Safety critical systems have different economics. Yes, you can keep the floppy systems going, but the cost of keeping them going is rising exponentially each year, and at some point a failure will cost one or more airliners full of civilians and the blame will be put on not having a reasonable upgrade policy.
Sometimes you have to fix things before they stop working, or the cost is not just eyewateringly expensive in terms of dollars, but of human lives too.
Let's be a little more reasonable. I don't think anyone is saying we need AI. There are numerous other technological advances between floppy drives and AI that our air traffic control system could benefit.
Does it work? Sure. You have to ask more questions. How much does it cost to keep it working? How much would it cost to upgrade? If we do nothing, along what sort of timeline can we expect it to stop working, or become cost prohibitive to maintain?

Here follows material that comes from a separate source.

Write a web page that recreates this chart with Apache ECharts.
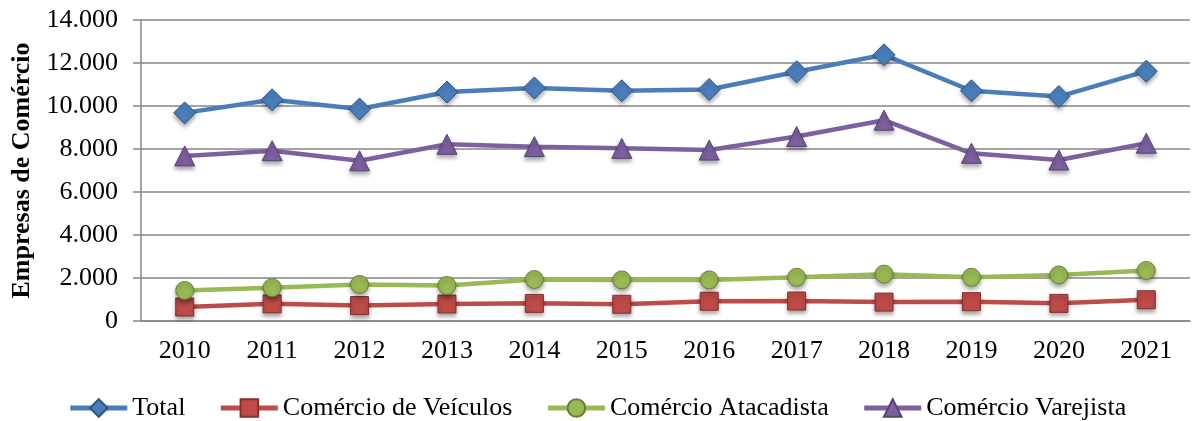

Well also, 20 years is less time then you think. For a system of this magnitude, deploying the replacement could easily take 5 years to get all the way through to full completion. So that's 1/4 of your runway gone right there.
Every year you delay is pushing that lower, and then there's whether the funding is available because you're in fairweather economic conditions or if crisis will happen concordantly with some other crisis (I.e. do you want to be stuck replacing air traffic control systems in a rush because some war has wiped out the floppy supply chain right as your air logistics is a critical issue?)
The article completed skipped over this. This video was released literally a week ago and is completely mocking the FAA. Floppy disks are a big joke in this video.
I would trust a floppy-powered Windows 95 system over the horror show that passes for common operating systems in 2025.
What will they think of next? Adding AI to the ATC system?